Inilah yang menjadi kemewahan bagi publik sepak bola Indonesia. Pun kemewahan bagi pihak-pihak yang menggunakan momentum ini sebagai kendaraan politik.
Untuk orang kaya
Kendati harga tiket menonton Timnas Sepak bola vs Timnas Sepak bola Argentina lebih murah dibandingkan dengan laga Australia vs Argentina, tetap saja, tontonan di Stadion Utama Gelora Bung Karno (SUGBK) pada 19 Juni 2023 nanti, hanya untuk orang kaya dan untuk orang-orang yang punya kepentingan di Republik ini.
Terlebih, melihat kenyataan bahwa tiket hanya dijual sebanyak 60.000, campuran berbagai kelas, dengan harga termurah Rp 600.000, artinya masih ada 17.193 tempat duduk yang tidak dijual dari kapasitas  77.193 tempat duduk di SUGBK. Siapa yang beruntung mendapatkan kemewahan setiap 1 tiket dari 17.193 lembar tiket yang tidak dijual? Jawabnya pun mudah. Ada pihak-pihak yang akan merasakan kehormatan dan kemewahan dari gelaran laga ini.
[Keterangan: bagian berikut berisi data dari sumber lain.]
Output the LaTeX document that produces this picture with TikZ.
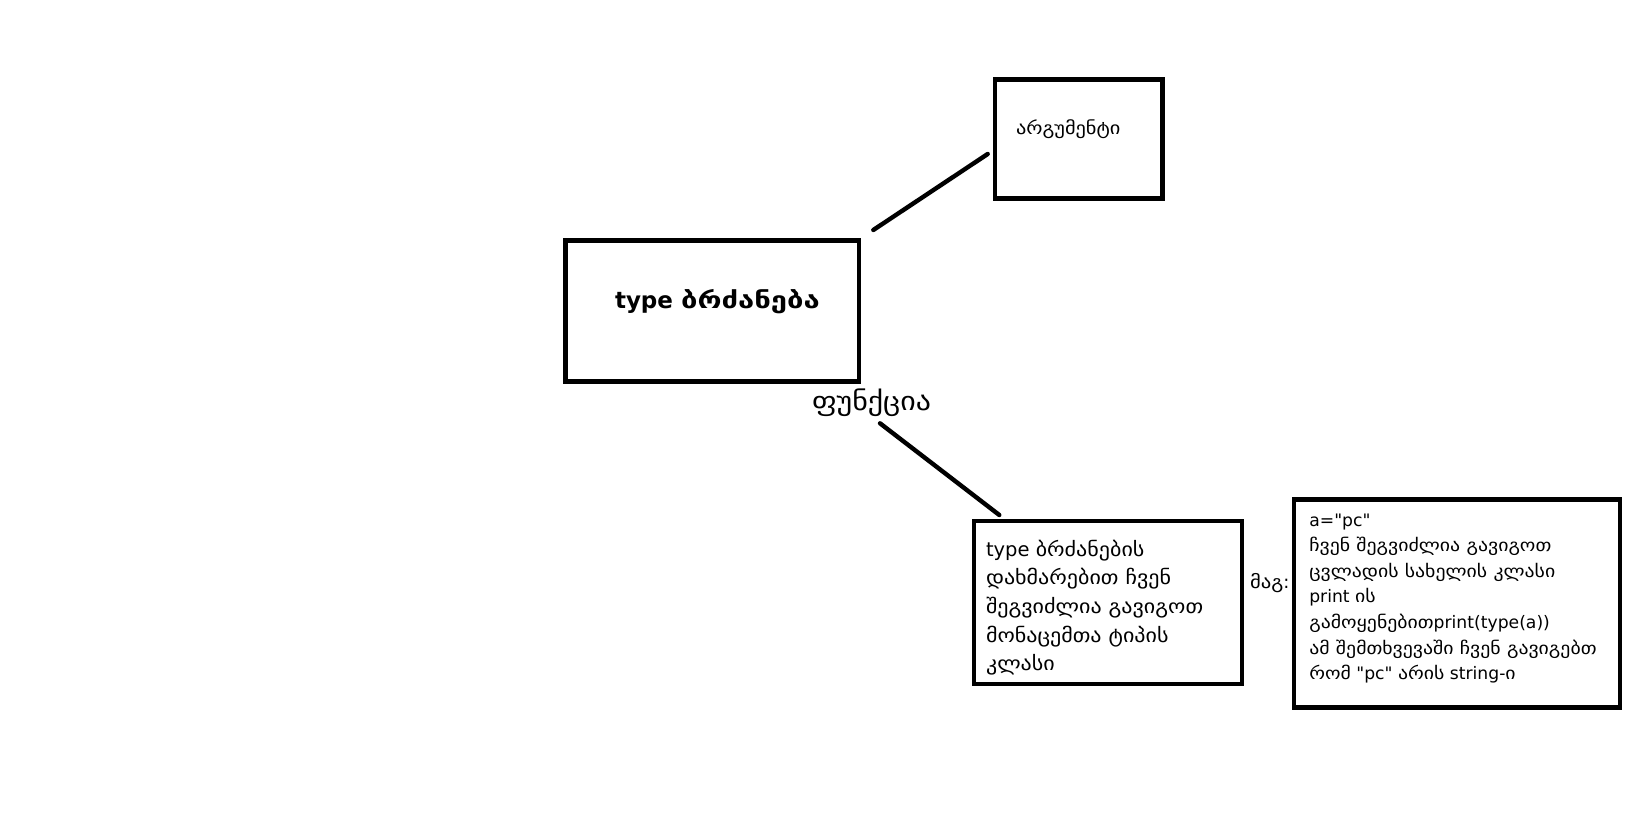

Sementara, publik yang bisa dipastikan orang kaya (harta), untuk mendapatkan 1 tiket dari 60.000 tiket yang dijual bertahap selama 3 hari, harus "war", perang dan berjibaku dengan rakyat kaya yang lain, di dalamnya pun andil para calo tiket yang mengais rizki. Bisa jadi, calo ini pun ada yang membantu/menggaransi.
Momentum, realistis, bercermin
Kehadiran Messi dkk dalam gerbong Timnas Argentina tentu dan sudah pasti akan menjadi momentum bagi kebangkitan sepak bola Indonesia yang lebih luas lagi setelah di Kamboja bulan lalu melepaskan kutukan juara turnamen sepak bola selama 32 tahun setelah memenangkan medali emas SEA Games bulan silam.
Namun demikian, apa pun langkah yang kita lakukan, memang bila didasari dengan mengukur diri, tahu diri, sadar diri, rendah hati, tentu pihak di Indonesia akan berpikir realistis seperti pihak sepak bola di Malaysia yang kabarnya, lebih mementingkan realitas ketimbang publisitas.
Realitasnya, apa sih yang dapat diperbuat oleh Timnas dengan ranking 149 FIFA, lalu berani menghadapi Timnas Juara Dunia dan ranking 1 FIFA?